The Active Archive Alliance is a trade association that promotes a method of tiered storage. This method provides users access to data across a virtual file system that migrates data between multiple storage systems and media types including solid-state drive/flash, hard disk drives, magnetic tape, optical disk, and cloud. The result of an active archive implementation is that data can be stored on the most appropriate media type for the given retention and restoration requirements of that data. This allows less time sensitive or infrequently accessed data to be stored on less expensive media and eliminates the need for an administrator to manually migrate data between storage systems. Additionally, since storage systems such as tape libraries have low power consumption, the operational expense of storing data in an active archive is significantly reduced.

Contents

Active archives provide organizations with a persistent view of the data in their archives and make it easy to access files whenever needed. Active archives take advantage of metadata to keep track of where primary, secondary, and tertiary copies of data reside within the system so as to maintain online accessibility to any given file in a file system, regardless of the storage medium being utilized. The impetus for active archive applications, or the software involved in an active archive, was the growing amount of unstructured data in the typical data center and the need to be able to manage and efficiently store that data. As a result, active archive applications tend to be focused on file systems and unstructured data, rather than all collective data; however, many have features and functions that address traditional backup needs as well.
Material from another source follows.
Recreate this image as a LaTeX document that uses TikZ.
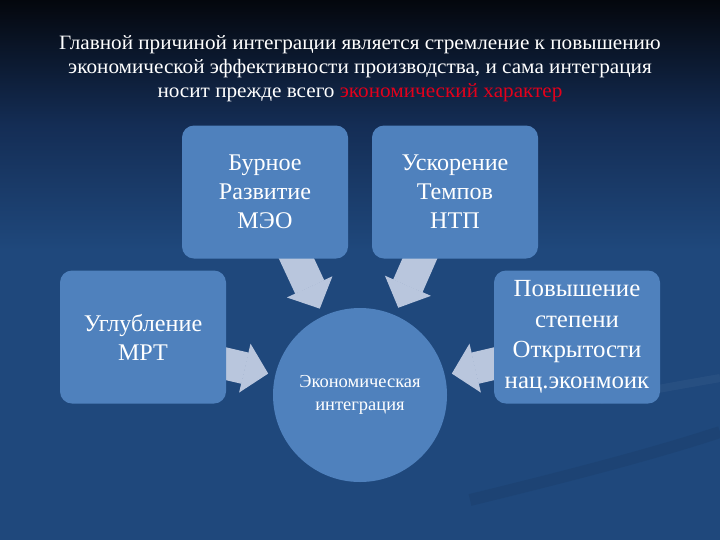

Active archives provide online access, searchability and retrieval of long-term data and enable virtually unlimited scalability to accommodate future growth. In addition, active archives enhance the business value of the data by enabling users to directly access the data online, search it and use it for their business purposes.

Description

Since an active archive is built around a cost-performance ratio, the performance standards of these systems vary significantly based on each individual implementation. Within an active archive the quantities and types of media used are determined by the retention and access requirements of the varying types of data. This gives a company the flexibility to determine their own tolerance levels for accessing any given type of data. However, in general, active archive systems can recall data to a use ranging from milliseconds to 2 minutes, depending on what type of media the data is residing.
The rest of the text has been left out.